By Sam Smeltzer, The Circuit.
One pipe burst has destroyed wood floors, furniture, ceiling tiles and has closed a coffee shop.
The Ferrell Academic Center had a thermal tank pop right above the rotunda on the fourth floor on the morning of Oct. 2.
The building was last checked on at 2:30 a.m. that morning, and the leaks were discovered at 5:40 a.m.
The flooding was discovered by a member of the food service team who arrived early in the morning to set up for a President’s brunch. Benedictine Operations believes that the leaks couldn’t have been going for more than an hour.
Matt Fassero, Head of Operations, arrived on the scene shortly after it was discovered.
“It was kind of like it was raining, so if you can imagine a rain storm inside, not like an all-out down pour but just a little rain,” Fassero said.
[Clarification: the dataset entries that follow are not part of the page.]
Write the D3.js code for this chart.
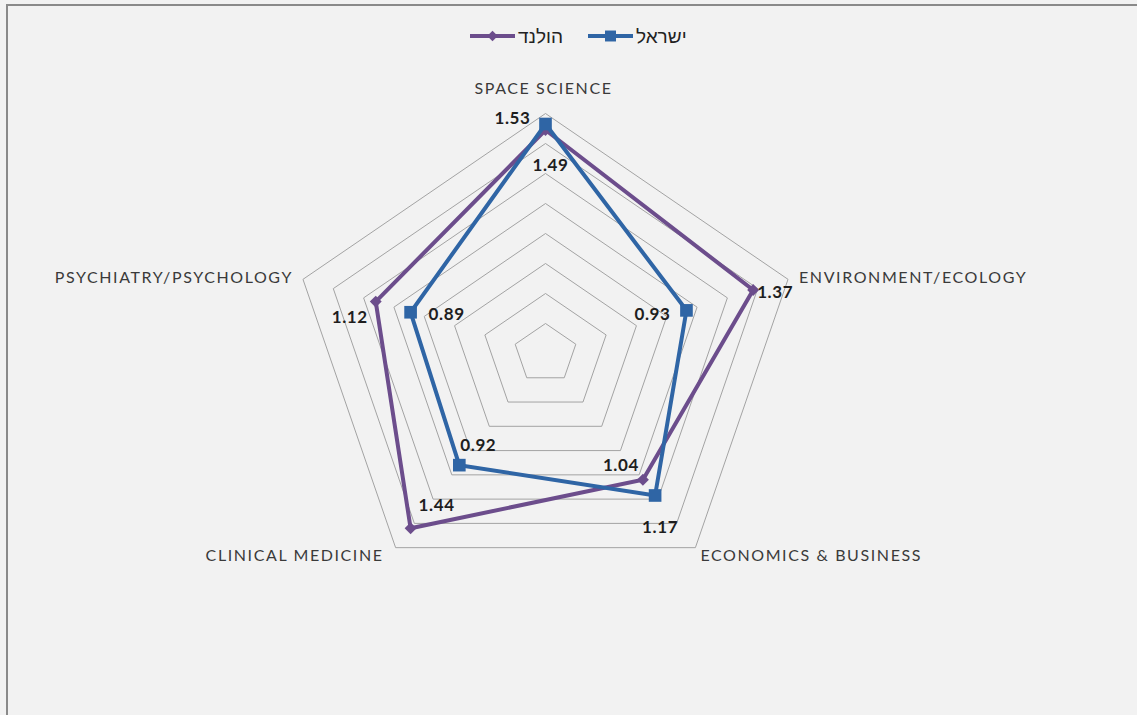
<!DOCTYPE html>
<html>
<head>
<meta charset="utf-8">
<script src="https://cdn.jsdelivr.net/npm/d3@7"></script>
<style>
  body { margin: 0; background: #f2f2f2; }
  svg { display: block; }
</style>
</head>
<body>
<div id="chart"></div>
<script>
// categories (clockwise from the top)
const categories = ["SPACE SCIENCE", "ENVIRONMENT/ECOLOGY", "ECONOMICS & BUSINESS", "CLINICAL MEDICINE", "PSYCHIATRY/PSYCHOLOGY"];
const seriesNames = ["הולנד", "ישראל"];
const netherlandsValues = [1.49, 1.37, 1.04, 1.44, 1.12];
const israelValues = [1.53, 0.93, 1.17, 0.92, 0.89];
const ringTicks = [0.2, 0.4, 0.6, 0.8, 1.0, 1.2, 1.4, 1.6];

const width = 1137, height = 715;
const cx = 545.5, cy = 353.5;
const radius = 240;
const xStretch = 1.0625;   // the picture is a bit wider than tall

const colors = ["#6c4d8c", "#2f65a5"];

// data label placement: [dx, dy, anchor] relative to the point
const labelPlace = [
    [[5, 35, "middle"], [4, 2, "start"], [-4, -15, "end"], [8, -23, "start"], [-8, 15, "end"]],
    [[-15, -6, "end"], [-16, 4, "end"], [5, 32, "middle"], [1, -20, "start"], [18, 2, "start"]]
];
// category label placement relative to the outer vertex
const catPlace = [[-2, -25, "middle"], [11, -2, "start"], [5, 8, "start"], [-12, 8, "end"], [-10, -2, "end"]];

const rScale = d3.scaleLinear().domain([0, 1.6]).range([0, radius]);
const angle = i => -Math.PI / 2 + i * 2 * Math.PI / categories.length;
const pointAt = (i, v) => [
    cx + Math.cos(angle(i)) * rScale(v) * xStretch,
    cy + Math.sin(angle(i)) * rScale(v)
];

const svg = d3.select("#chart").append("svg")
    .attr("width", width)
    .attr("height", height);

// background and frame
svg.append("rect").attr("width", width).attr("height", height).attr("fill", "#f2f2f2");
svg.append("line").attr("x1", 6).attr("x2", width).attr("y1", 5).attr("y2", 5)
    .attr("stroke", "#8a8a8a").attr("stroke-width", 2);
svg.append("line").attr("x1", 7).attr("x2", 7).attr("y1", 4).attr("y2", height)
    .attr("stroke", "#8a8a8a").attr("stroke-width", 2);

const line = d3.line().curve(d3.curveLinearClosed);

// grid rings
svg.append("g").attr("class", "gridG")
    .selectAll("path")
    .data(ringTicks)
    .join("path")
    .attr("d", t => line(categories.map((c, i) => pointAt(i, t))))
    .attr("fill", "none")
    .attr("stroke", "#a3a3a3")
    .attr("stroke-width", 1);

// category labels
svg.append("g").attr("class", "catG")
    .selectAll("text")
    .data(categories)
    .join("text")
    .attr("x", (c, i) => pointAt(i, 1.6)[0] + catPlace[i][0])
    .attr("y", (c, i) => pointAt(i, 1.6)[1] + catPlace[i][1])
    .attr("dy", "0.35em")
    .attr("text-anchor", (c, i) => catPlace[i][2])
    .style("font-family", "Lato, 'Liberation Sans', sans-serif")
    .style("font-size", "16px")
    .style("letter-spacing", "1.6px")
    .attr("fill", "#3a3a3a")
    .text(c => c);

const allSeries = [netherlandsValues, israelValues];

// series lines and markers
allSeries.forEach((values, s) => {
    const g = svg.append("g").attr("class", "seriesG");
    const pts = values.map((v, i) => pointAt(i, v));
    g.append("path")
        .attr("d", line(pts))
        .attr("fill", "none")
        .attr("stroke", colors[s])
        .attr("stroke-width", 4)
        .attr("stroke-linejoin", "miter");
    const symbol = s === 0
        ? d3.symbol().type(d3.symbolDiamond2).size(90)
        : d3.symbol().type(d3.symbolSquare).size(160);
    g.selectAll(".marker")
        .data(pts)
        .join("path")
        .attr("class", "marker")
        .attr("d", symbol())
        .attr("transform", p => "translate(" + p[0] + "," + p[1] + ")")
        .attr("fill", colors[s]);
});

// data labels
allSeries.forEach((values, s) => {
    svg.append("g").attr("class", "labelG")
        .selectAll("text")
        .data(values)
        .join("text")
        .attr("x", (v, i) => pointAt(i, v)[0] + labelPlace[s][i][0])
        .attr("y", (v, i) => pointAt(i, v)[1] + labelPlace[s][i][1])
        .attr("dy", "0.35em")
        .attr("text-anchor", (v, i) => labelPlace[s][i][2])
        .style("font-family", "Lato, 'Liberation Sans', sans-serif")
        .style("font-size", "17px")
        .style("font-weight", "bold")
        .style("letter-spacing", "0.6px")
        .attr("fill", "#1e1e1e")
        .text(v => v.toFixed(2));
});

// legend
const legendItems = [
    {name: seriesNames[0], x: 470, color: colors[0], sym: d3.symbol().type(d3.symbolDiamond2).size(70)},
    {name: seriesNames[1], x: 588, color: colors[1], sym: d3.symbol().type(d3.symbolSquare).size(120)}
];
const legendG = svg.append("g").attr("class", "legendG");
legendItems.forEach(item => {
    const g = legendG.append("g").attr("transform", "translate(" + item.x + ",36)");
    g.append("line").attr("x1", 0).attr("x2", 45).attr("y1", 0).attr("y2", 0)
        .attr("stroke", item.color).attr("stroke-width", 4);
    g.append("path").attr("d", item.sym()).attr("transform", "translate(22.5,0)").attr("fill", item.color);
    g.append("text")
        .attr("x", 48)
        .attr("y", 0)
        .attr("dy", "0.35em")
        .attr("text-anchor", "start")
        .style("font-family", "'Liberation Sans', 'DejaVu Sans', sans-serif")
        .style("font-size", "19px")
        .attr("fill", "#222")
        .text(item.name);
});
</script>
</body>
</html>
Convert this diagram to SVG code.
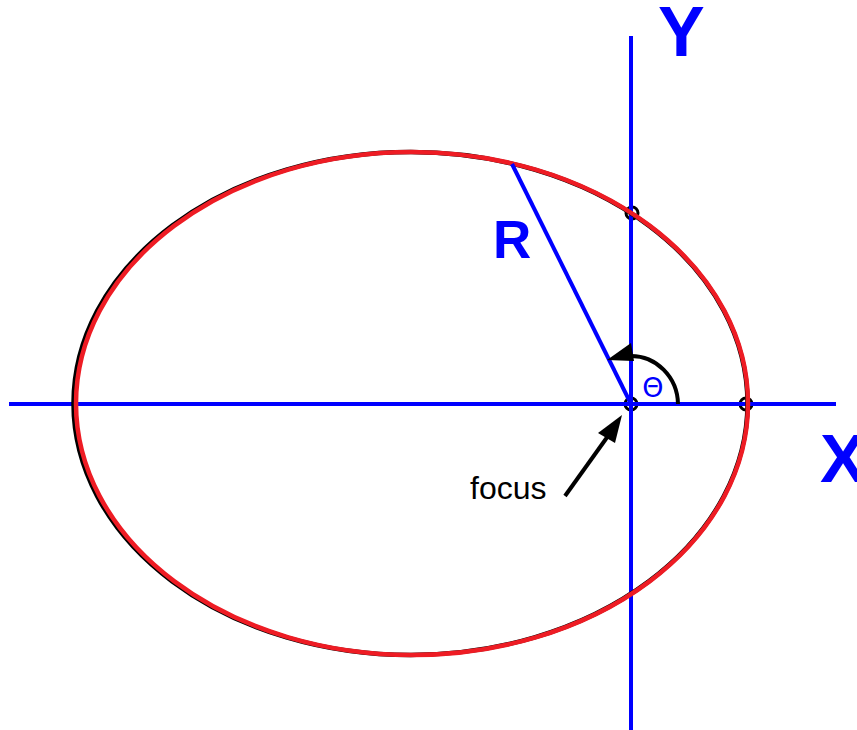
<svg xmlns="http://www.w3.org/2000/svg" width="857" height="730" viewBox="0 0 857 730">
<defs>
<style>
.axis{stroke:#0000ff;stroke-width:4;fill:none}
.pt{fill:none;stroke:#000;stroke-width:3}
.lbl{font-family:"Liberation Sans",Arial,sans-serif;font-weight:bold;fill:#0000ff}
.blk{stroke:#000;stroke-width:4;fill:none}
</style>
</defs>
<rect width="857" height="730" fill="#fff"/>
<g id="points">
<circle class="pt" cx="631" cy="404" r="6"/>
<circle class="pt" cx="746" cy="404" r="6"/>
<circle class="pt" cx="632" cy="213" r="6"/>
</g>
<g id="connectors">
<line id="x-axis" class="axis" x1="9" y1="404" x2="836" y2="404"/>
<line id="y-axis" class="axis" x1="631" y1="36" x2="631" y2="730"/>
</g>
<g id="ellipse">
<ellipse cx="410.5" cy="403.5" rx="337" ry="251.5" fill="none" stroke="#000" stroke-width="4.5"/>
<ellipse cx="412" cy="403.5" rx="336" ry="251.5" fill="none" stroke="#ee1c24" stroke-width="4.5"/>
</g>
<g id="radius">
<line class="axis" x1="512" y1="164" x2="631" y2="404"/>
</g>
<g id="angle">
<path class="blk" stroke-width="3" d="M678,404 A47,49 0 0 0 630,356"/>
<polygon points="607,360 631,343 634,361" fill="#000"/>
</g>
<g id="focus-arrow">
<line class="blk" x1="565" y1="496" x2="608" y2="436"/>
<polygon points="622,415 598,433 615,443" fill="#000"/>
</g>
<g id="labels">
<text class="lbl" x="658" y="56" font-size="70">Y</text>
<text class="lbl" x="820" y="482" font-size="69">X</text>
<text class="lbl" x="493" y="258" font-size="53">R</text>
<text x="653" y="397" font-size="27" text-anchor="middle" font-family="'DejaVu Sans',sans-serif" fill="#0000ff">Θ</text>
<text x="470" y="499" font-size="32" font-family="'Liberation Sans',Arial,sans-serif" fill="#000">focus</text>
</g>
</svg>
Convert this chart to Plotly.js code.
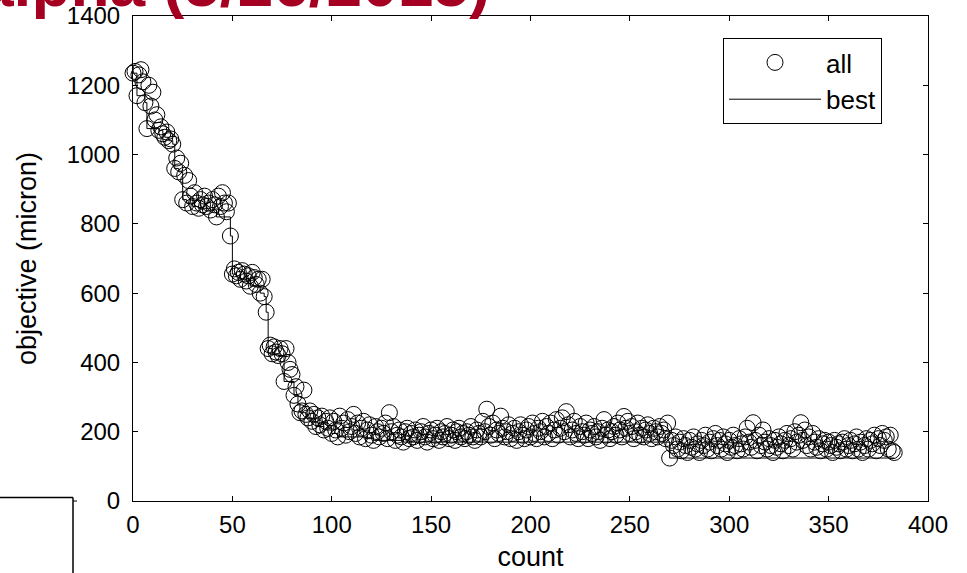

The damage is mainly on the fourth floor due to the water tight tiles and concrete floors, but it has seriously damaged the Gangel Seminar Room and Café 62, Fassero said. The building suffered no electrical damage.
Café 62 won’t be open for at least a couple weeks although no machines were seriously damaged.
Only one office suffered significant damage leaving a gaping hole in the celling. Dr. Mark Zia, professor of Sacred Theology & Director of Academic Enrichment Programs, says that he has no idea when his office will be repaired. Zia says that he is glad that his office took the blow and not classrooms because that could cause a bigger issue.
“If all these classrooms would have been damaged we would have a huge problem because all classes for the college are full to capacity during the prime hours of 9, 10 and 11 and they wouldn’t have been able to find classrooms to direct them to,” Zia said.
The only thing that may not be able to be replaced that was in Zia’s office is his doctoral gown. Zia says that the gown is made of silk and he doesn’t believe it can be salvaged, but he is still attempting to get it repaired.
Thanks to the dehumidifiers all over the building and the help from Serve Pro from St. Joseph, MO the entire building should be almost dry by now, but it won’t be back to normal until after Christmas break. This is because furniture and insulation need to be replaced.
“What you’re worried about with water is it’s what they call ‘secondary damage’,” Fassero said, “The water coming in is primary damage, the secondary damage is if you don’t get it dried out, you don’t get it repaired, then you could have mold grow and other things.”